▶ _Written exercise_: Give an exact transcription of every line, dropping the images.

·····

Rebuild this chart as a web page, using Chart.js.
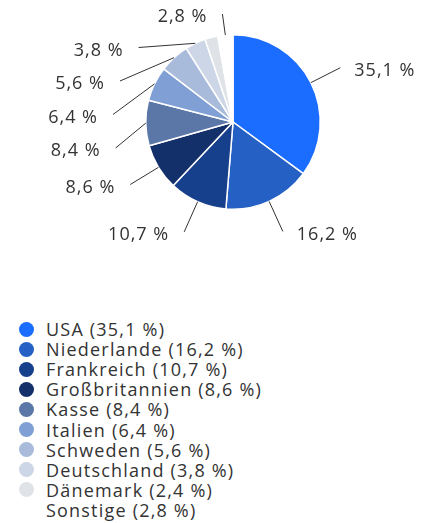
<!DOCTYPE html>
<html lang="de">
<head>
<meta charset="utf-8">
<script src="https://cdn.jsdelivr.net/npm/chart.js@4"></script>
<style>
  html, body { margin: 0; padding: 0; background: #fff; }
  body { width: 429px; height: 523px; overflow: hidden; font-family: "Open Sans", sans-serif; color: #333; }
  #wrap { position: relative; width: 429px; height: 280px; }
  #legend { list-style: none; margin: 0; padding: 0; position: absolute; left: 19px; top: 319px; }
  #legend li { display: flex; align-items: center; height: 20.1px; font-size: 18px; letter-spacing: 1.2px; white-space: nowrap; }
  #legend .dot { width: 15px; height: 15px; border-radius: 50%; margin-right: 12px; flex: none; }
</style>
</head>
<body>
<div id="wrap"><canvas id="pieChart"></canvas></div>
<ul id="legend"></ul>
<script>
/* ── data ── */
const countries = ['USA', 'Niederlande', 'Frankreich', 'Großbritannien', 'Kasse', 'Italien', 'Schweden', 'Deutschland', 'Dänemark', 'Sonstige'];
const shares    = [35.1, 16.2, 10.7, 8.6, 8.4, 6.4, 5.6, 3.8, 2.4, 2.8];
const colors    = ['#1a6dff', '#2561c4', '#163f8c', '#13306b', '#5a77a8', '#7f9fd5', '#a8bbdb', '#cdd6e6', '#dfe2e7', '#ffffff'];

const LABEL_MIN = 2.5;   // smaller slices get no outside label
const TEXT = '#333';

const fmt = v => v.toFixed(1).replace('.', ',') + ' %';

/* ── outside labels with straight connectors ── */
const outsideLabels = {
  id: 'outsideLabels',
  afterDatasetsDraw(chart) {
    const ctx = chart.ctx;
    const arcs = chart.getDatasetMeta(0).data;
    const items = [];
    arcs.forEach((arc, i) => {
      if (shares[i] < LABEL_MIN) return;
      const { x: cx, y: cy, startAngle, endAngle, outerRadius: r } = arc.getProps(['x', 'y', 'startAngle', 'endAngle', 'outerRadius'], true);
      const mid = (startAngle + endAngle) / 2;
      const rl = r + 33;
      items.push({
        i, cx, cy, r, rl, mid,
        left: Math.cos(mid) < 0,
        nx: cx + rl * Math.cos(mid),
        ny: cy + rl * Math.sin(mid),
      });
    });

    const top = 14, gap = 33.5;
    [true, false].forEach(side => {
      const list = items.filter(it => it.left === side).sort((a, b) => a.ny - b.ny);
      let prev = -Infinity;
      list.forEach(it => {
        let y = Math.max(it.ny, top);
        let pushed = false;
        if (y < prev + gap) { y = prev + gap; pushed = true; }
        it.y = y;
        if (pushed) {
          const dy = y - it.cy;
          const dx = Math.sqrt(Math.max(it.rl * it.rl - dy * dy, 0));
          it.x = it.cx + (side ? -dx : dx);
        } else {
          it.x = it.nx;
        }
        prev = y;
      });
    });

    ctx.save();
    ctx.strokeStyle = TEXT;
    ctx.lineWidth = 1;
    ctx.fillStyle = TEXT;
    ctx.font = '18px "Open Sans", sans-serif';
    ctx.letterSpacing = '1px';
    ctx.textBaseline = 'middle';
    items.forEach(it => {
      const sx = it.cx + it.r * Math.cos(it.mid);
      const sy = it.cy + it.r * Math.sin(it.mid);
      ctx.beginPath();
      ctx.moveTo(sx, sy);
      ctx.lineTo(it.x, it.y);
      ctx.stroke();
      ctx.textAlign = it.left ? 'right' : 'left';
      ctx.fillText(fmt(shares[it.i]), it.x + (it.left ? -15 : 14), it.y + 3);
    });
    ctx.restore();
  }
};

/* ── pie ── */
new Chart(document.getElementById('pieChart'), {
  type: 'pie',
  data: {
    labels: countries,
    datasets: [{
      data: shares,
      backgroundColor: colors,
      borderColor: '#fff',
      borderWidth: 1.5,
    }]
  },
  options: {
    responsive: true,
    maintainAspectRatio: false,
    animation: false,
    events: [],
    layout: { padding: { top: 34, bottom: 70, left: 145, right: 108 } },
    plugins: {
      legend: { display: false },
      tooltip: { enabled: false },
    }
  },
  plugins: [outsideLabels]
});

/* ── legend ── */
const legend = document.getElementById('legend');
countries.forEach((name, i) => {
  const li = document.createElement('li');
  const dot = document.createElement('span');
  dot.className = 'dot';
  dot.style.background = colors[i];
  li.appendChild(dot);
  li.appendChild(document.createTextNode(name + ' (' + fmt(shares[i]) + ')'));
  legend.appendChild(li);
});
</script>
</body>
</html>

·····

▶ _Full response_:
Rebuild this chart as a web page, using Chart.js.
<!DOCTYPE html>
<html lang="de">
<head>
<meta charset="utf-8">
<script src="https://cdn.jsdelivr.net/npm/chart.js@4"></script>
<style>
  html, body { margin: 0; padding: 0; background: #fff; }
  body { width: 429px; height: 523px; overflow: hidden; font-family: "Open Sans", sans-serif; color: #333; }
  #wrap { position: relative; width: 429px; height: 280px; }
  #legend { list-style: none; margin: 0; padding: 0; position: absolute; left: 19px; top: 319px; }
  #legend li { display: flex; align-items: center; height: 20.1px; font-size: 18px; letter-spacing: 1.2px; white-space: nowrap; }
  #legend .dot { width: 15px; height: 15px; border-radius: 50%; margin-right: 12px; flex: none; }
</style>
</head>
<body>
<div id="wrap"><canvas id="pieChart"></canvas></div>
<ul id="legend"></ul>
<script>
/* ── data ── */
const countries = ['USA', 'Niederlande', 'Frankreich', 'Großbritannien', 'Kasse', 'Italien', 'Schweden', 'Deutschland', 'Dänemark', 'Sonstige'];
const shares    = [35.1, 16.2, 10.7, 8.6, 8.4, 6.4, 5.6, 3.8, 2.4, 2.8];
const colors    = ['#1a6dff', '#2561c4', '#163f8c', '#13306b', '#5a77a8', '#7f9fd5', '#a8bbdb', '#cdd6e6', '#dfe2e7', '#ffffff'];

const LABEL_MIN = 2.5;   // smaller slices get no outside label
const TEXT = '#333';

const fmt = v => v.toFixed(1).replace('.', ',') + ' %';

/* ── outside labels with straight connectors ── */
const outsideLabels = {
  id: 'outsideLabels',
  afterDatasetsDraw(chart) {
    const ctx = chart.ctx;
    const arcs = chart.getDatasetMeta(0).data;
    const items = [];
    arcs.forEach((arc, i) => {
      if (shares[i] < LABEL_MIN) return;
      const { x: cx, y: cy, startAngle, endAngle, outerRadius: r } = arc.getProps(['x', 'y', 'startAngle', 'endAngle', 'outerRadius'], true);
      const mid = (startAngle + endAngle) / 2;
      const rl = r + 33;
      items.push({
        i, cx, cy, r, rl, mid,
        left: Math.cos(mid) < 0,
        nx: cx + rl * Math.cos(mid),
        ny: cy + rl * Math.sin(mid),
      });
    });

    const top = 14, gap = 33.5;
    [true, false].forEach(side => {
      const list = items.filter(it => it.left === side).sort((a, b) => a.ny - b.ny);
      let prev = -Infinity;
      list.forEach(it => {
        let y = Math.max(it.ny, top);
        let pushed = false;
        if (y < prev + gap) { y = prev + gap; pushed = true; }
        it.y = y;
        if (pushed) {
          const dy = y - it.cy;
          const dx = Math.sqrt(Math.max(it.rl * it.rl - dy * dy, 0));
          it.x = it.cx + (side ? -dx : dx);
        } else {
          it.x = it.nx;
        }
        prev = y;
      });
    });

    ctx.save();
    ctx.strokeStyle = TEXT;
    ctx.lineWidth = 1;
    ctx.fillStyle = TEXT;
    ctx.font = '18px "Open Sans", sans-serif';
    ctx.letterSpacing = '1px';
    ctx.textBaseline = 'middle';
    items.forEach(it => {
      const sx = it.cx + it.r * Math.cos(it.mid);
      const sy = it.cy + it.r * Math.sin(it.mid);
      ctx.beginPath();
      ctx.moveTo(sx, sy);
      ctx.lineTo(it.x, it.y);
      ctx.stroke();
      ctx.textAlign = it.left ? 'right' : 'left';
      ctx.fillText(fmt(shares[it.i]), it.x + (it.left ? -15 : 14), it.y + 3);
    });
    ctx.restore();
  }
};

/* ── pie ── */
new Chart(document.getElementById('pieChart'), {
  type: 'pie',
  data: {
    labels: countries,
    datasets: [{
      data: shares,
      backgroundColor: colors,
      borderColor: '#fff',
      borderWidth: 1.5,
    }]
  },
  options: {
    responsive: true,
    maintainAspectRatio: false,
    animation: false,
    events: [],
    layout: { padding: { top: 34, bottom: 70, left: 145, right: 108 } },
    plugins: {
      legend: { display: false },
      tooltip: { enabled: false },
    }
  },
  plugins: [outsideLabels]
});

/* ── legend ── */
const legend = document.getElementById('legend');
countries.forEach((name, i) => {
  const li = document.createElement('li');
  const dot = document.createElement('span');
  dot.className = 'dot';
  dot.style.background = colors[i];
  li.appendChild(dot);
  li.appendChild(document.createTextNode(name + ' (' + fmt(shares[i]) + ')'));
  legend.appendChild(li);
});
</script>
</body>
</html>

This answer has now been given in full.